Au Brésil, la césarienne, nécessaire ou pas, mais si rapide et rentable, est le mode d’accouchement classique. Les femmes redoutent souvent l’accouchement naturel pris en charge par des médecins qui n’y sont pas formés, dans un contexte hospitalier où domine souvent l’intervention médicale au détriment de l’accompagnement humain. Les hôpitaux publics eux-mêmes manquent de matériel et de personnel. Ils sont aussi trop peu nombreux, particulièrement pour les femmes des favelas sud de São Paulo, obligées d’aller d’un hôpital à un autre pour accoucher. Cette situation n’est pas sans conséquences : non seulement on déplore un taux de mortalité maternelle élevé, mais la violence obstétricale peut porter atteinte à l’estime de soi, au lien mère-enfant et à l’allaitement. Elle favorise la négligence envers le bébé, les conflits entre partenaires et fragilise les structures familiales…
Dans les années 1980, une sage-femme venue d’Allemagne, Angela Gehrke da Silva, rejoint la communauté de Monte Azul, une association communautaire d’inspiration anthroposophique organisant des soins de santé et d’éducation au sud de São Paulo. Touchée par la situation des femmes qui ne trouvent pas de soins adéquats, Angela Gehrke propose des suivis de grossesse, d’accouchement et de post-partum dans le cadre de la clinique ambulatoire médico-thérapeutique de l’association. La nouvelle se répand vite et cette offre de soins humains attire de plus en plus de personnes, traversant la ville, atteignant les quartiers riches, d’où viennent même des femmes pour accoucher dans la favela.
Angela Gehrke cherche aussi à renforcer l’autonomie des femmes, à les rendre protagonistes de cet événement et de leur vie, à éveiller dans les familles le respect du miracle de la naissance. En presque 15 ans et jusqu’à son décès en 2000, elle a accompagné plus de 1 500 accouchements avec un très faible taux d’intervention médicale et aucun décès maternel ou néonatal. Elle a aussi participé à de nombreux mouvements et réseaux pour favoriser l’humanisation de l’accouchement, et est devenue une référence au Brésil, invitée à des séminaires dans de grands hôpitaux.

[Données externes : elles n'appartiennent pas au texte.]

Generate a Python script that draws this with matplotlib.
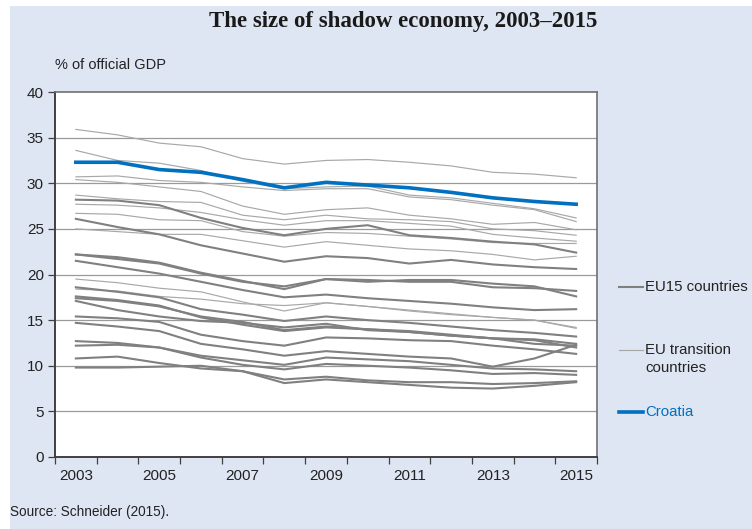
import matplotlib
matplotlib.use("Agg")
import matplotlib.pyplot as plt
from matplotlib.patches import Rectangle
from matplotlib.lines import Line2D

years = list(range(2003, 2016))
year_labels = ["2003", "", "2005", "", "2007", "", "2009", "", "2011", "", "2013", "", "2015"]

# EU15 countries (% of official GDP)
greece      = [28.2, 28.1, 27.6, 26.2, 25.1, 24.3, 25.0, 25.4, 24.3, 24.0, 23.6, 23.3, 22.4]
italy       = [26.1, 25.2, 24.4, 23.2, 22.3, 21.4, 22.0, 21.8, 21.2, 21.6, 21.1, 20.8, 20.6]
portugal    = [22.2, 21.7, 21.2, 20.1, 19.2, 18.7, 19.5, 19.2, 19.4, 19.4, 19.0, 18.7, 17.6]
spain       = [22.2, 21.9, 21.3, 20.2, 19.3, 18.4, 19.5, 19.4, 19.2, 19.2, 18.6, 18.5, 18.2]
belgium     = [21.5, 20.8, 20.1, 19.2, 18.3, 17.5, 17.8, 17.4, 17.1, 16.8, 16.4, 16.1, 16.2]
sweden      = [18.6, 18.1, 17.5, 16.2, 15.6, 14.9, 15.4, 15.0, 14.7, 14.3, 13.9, 13.6, 13.2]
finland     = [17.6, 17.2, 16.6, 15.3, 14.5, 13.8, 14.2, 14.0, 13.7, 13.3, 13.0, 12.9, 12.4]
denmark     = [17.4, 17.1, 16.5, 15.4, 14.8, 13.9, 14.3, 14.0, 13.8, 13.4, 13.0, 12.8, 12.0]
germany     = [17.1, 16.1, 15.4, 14.9, 14.7, 14.2, 14.6, 13.9, 13.7, 13.3, 13.0, 12.4, 12.2]
ireland     = [15.4, 15.2, 14.8, 13.4, 12.7, 12.2, 13.1, 13.0, 12.8, 12.7, 12.2, 11.8, 11.3]
france      = [14.7, 14.3, 13.8, 12.4, 11.8, 11.1, 11.6, 11.3, 11.0, 10.8, 9.9, 10.8, 12.3]
netherlands = [12.7, 12.5, 12.0, 10.9, 10.1, 9.6, 10.2, 10.0, 9.8, 9.5, 9.1, 9.2, 9.0]
uk          = [12.2, 12.3, 12.0, 11.1, 10.6, 10.1, 10.9, 10.7, 10.5, 10.1, 9.7, 9.6, 9.4]
austria     = [10.8, 11.0, 10.3, 9.7, 9.4, 8.1, 8.5, 8.2, 7.9, 7.6, 7.5, 7.8, 8.2]
luxembourg  = [9.8, 9.8, 9.9, 10.0, 9.4, 8.5, 8.8, 8.4, 8.2, 8.2, 8.0, 8.1, 8.3]

# EU transition countries
bulgaria    = [35.9, 35.3, 34.4, 34.0, 32.7, 32.1, 32.5, 32.6, 32.3, 31.9, 31.2, 31.0, 30.6]
romania     = [33.6, 32.5, 32.2, 31.4, 30.2, 29.4, 29.6, 29.7, 28.7, 28.4, 27.8, 27.2, 26.2]
estonia     = [30.7, 30.8, 30.3, 30.1, 29.6, 29.2, 29.4, 29.4, 28.5, 28.2, 27.6, 27.1, 25.8]
latvia      = [30.4, 30.1, 29.6, 29.1, 27.5, 26.6, 27.1, 27.3, 26.5, 26.1, 25.5, 25.7, 24.9]
lithuania   = [28.7, 28.3, 28.0, 27.9, 26.5, 26.0, 26.5, 26.1, 26.0, 25.8, 25.0, 24.8, 24.3]
poland      = [27.7, 27.6, 27.3, 26.8, 26.0, 25.4, 25.9, 25.9, 25.6, 25.3, 24.4, 24.0, 23.65]
slovenia    = [26.7, 26.6, 26.0, 25.9, 24.7, 24.2, 24.6, 24.5, 24.2, 23.9, 23.5, 23.4, 23.4]
hungary     = [25.0, 24.7, 24.4, 24.4, 23.7, 23.0, 23.6, 23.2, 22.8, 22.6, 22.2, 21.6, 22.0]
czech       = [19.5, 19.1, 18.5, 18.1, 17.0, 16.0, 16.9, 16.5, 16.0, 15.6, 15.3, 15.0, 14.1]
slovakia    = [18.4, 18.2, 17.6, 17.3, 16.8, 16.6, 16.9, 16.5, 16.1, 15.7, 15.3, 15.0, 14.2]

# Croatia
croatia     = [32.3, 32.3, 31.5, 31.2, 30.4, 29.5, 30.1, 29.8, 29.5, 29.0, 28.4, 28.0, 27.7]

eu15 = [greece, italy, portugal, spain, belgium, sweden, finland, denmark, germany,
        ireland, france, netherlands, uk, austria, luxembourg]
transition = [bulgaria, romania, estonia, latvia, lithuania, poland, slovenia,
              hungary, czech, slovakia]

BG = "#dfe6f3"
C_EU15 = "#808080"
C_TR = "#a8a8a8"
C_HR = "#0070c0"
SANS = ["Liberation Sans", "DejaVu Sans"]

W, H = 752, 529
fig = plt.figure(figsize=(W / 100, H / 100), dpi=100)
fig.patch.set_facecolor("white")
fig.patches.append(Rectangle((10 / W, 0), 1, 1 - 6 / H, transform=fig.transFigure,
                             facecolor=BG, edgecolor="none", zorder=-10))

ax = fig.add_axes([55 / W, 1 - 457 / H, (597 - 55) / W, (457 - 92) / H])
ax.set_facecolor("white")
x = list(range(len(years)))

for s in transition:
    ax.plot(x, s, color=C_TR, lw=0.85, zorder=2)
for s in eu15:
    ax.plot(x, s, color=C_EU15, lw=1.5, zorder=3)
ax.plot(x, croatia, color=C_HR, lw=2.6, zorder=4)

ax.set_xlim(-0.5, len(years) - 0.5)
ax.set_ylim(0, 40)
ax.set_yticks(range(0, 41, 5))
for v in range(5, 40, 5):
    ax.axhline(v, color="#9a9a9a", lw=0.9, zorder=1)

ax.set_xticks([i - 0.5 for i in range(len(years) + 1)], minor=True)
ax.set_xticks(x)
ax.set_xticklabels(year_labels, fontfamily=SANS, fontsize=11, color="#222222")
ax.tick_params(axis="x", which="major", length=0, pad=9)
ax.tick_params(axis="x", which="minor", length=5, width=0.9, color="#404040", direction="out")
ax.tick_params(axis="y", length=5, width=0.9, color="#404040", direction="out", pad=3)
for lab in ax.get_yticklabels():
    lab.set_fontfamily(SANS)
    lab.set_fontsize(11)
    lab.set_color("#222222")

for side in ["left", "bottom"]:
    ax.spines[side].set_color("#404040")
    ax.spines[side].set_linewidth(1.4)
for side in ["top", "right"]:
    ax.spines[side].set_color("#707070")
    ax.spines[side].set_linewidth(1.2)

fig.text(403 / W, 1 - 22 / H, "The size of shadow economy, 2003\u20132015",
         ha="center", va="center", fontsize=16.5, fontweight="bold",
         family=["Liberation Serif", "DejaVu Serif"], color="#1a1a1a")
fig.text(55 / W, 1 - 65 / H, "% of official GDP", ha="left", va="center",
         fontsize=10.5, family=SANS, color="#222222")
fig.text(10 / W, 1 - 512 / H, "Source: Schneider (2015).", ha="left", va="center",
         fontsize=9.8, family=SANS, color="#222222")

# legend (outside plot)
def leg_line(y, color, lw):
    fig.add_artist(Line2D([619 / W, 643 / W], [1 - y / H, 1 - y / H], color=color, lw=lw,
                          transform=fig.transFigure))

LEG_FS = 10.8
leg_line(287, C_EU15, 1.5)
fig.text(645 / W, 1 - 287 / H, "EU15 countries", ha="left", va="center",
         fontsize=LEG_FS, family=SANS, color="#222222")
leg_line(350, C_TR, 0.85)
fig.text(645 / W, 1 - 350 / H, "EU transition", ha="left", va="center",
         fontsize=LEG_FS, family=SANS, color="#222222")
fig.text(645 / W, 1 - 368 / H, "countries", ha="left", va="center",
         fontsize=LEG_FS, family=SANS, color="#222222")
leg_line(412, C_HR, 2.6)
fig.text(645 / W, 1 - 412 / H, "Croatia", ha="left", va="center",
         fontsize=LEG_FS, family=SANS, color=C_HR)

fig.savefig("out.png", dpi=100, facecolor=fig.get_facecolor())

En 2003, sur la base de ce travail réalisé par Angela Gehrke, l’association de Monte Azul développe un projet de maison de naissance, en partenariat avec le Secrétariat municipal de la santé. C’est la naissance de la Casa Angela. Lorsqu’elle est inaugurée en 2009, elle propose une clinique prénatale et de soins aux enfants, ainsi qu’une clinique d’allaitement. Ses activités sont dores et déjà très diverses : services de consultation et de visite à domicile pour le suivi prénatal et postnatal, station de collecte de lait maternel, groupes de soutiens, cours et ateliers pour femmes enceintes et parents, conseils en planning familial, activités d’éducation sexuelle pour adolescents de la communauté… En 2012, le centre de naissance vient compléter l’offre de la Casa Angela. Il est ouvert 24h/24 et accueille tant des personnes bénéficiant du système de santé publique (SUS) que des patients privés.
Aujourd’hui, la Casa Angela est une référence nationale en sa qualité de centre pour l’accouchement naturel et un lieu d’enseignement pour les sages-femmes – permettant un renouveau de la profession qui avait été supprimée dans les années 1980. Prenant cet exemple, plusieurs villes ou États ont adopté des lois contre les violences obstétricales. De nouvelles maisons de naissance s’ouvrent ou se construisent.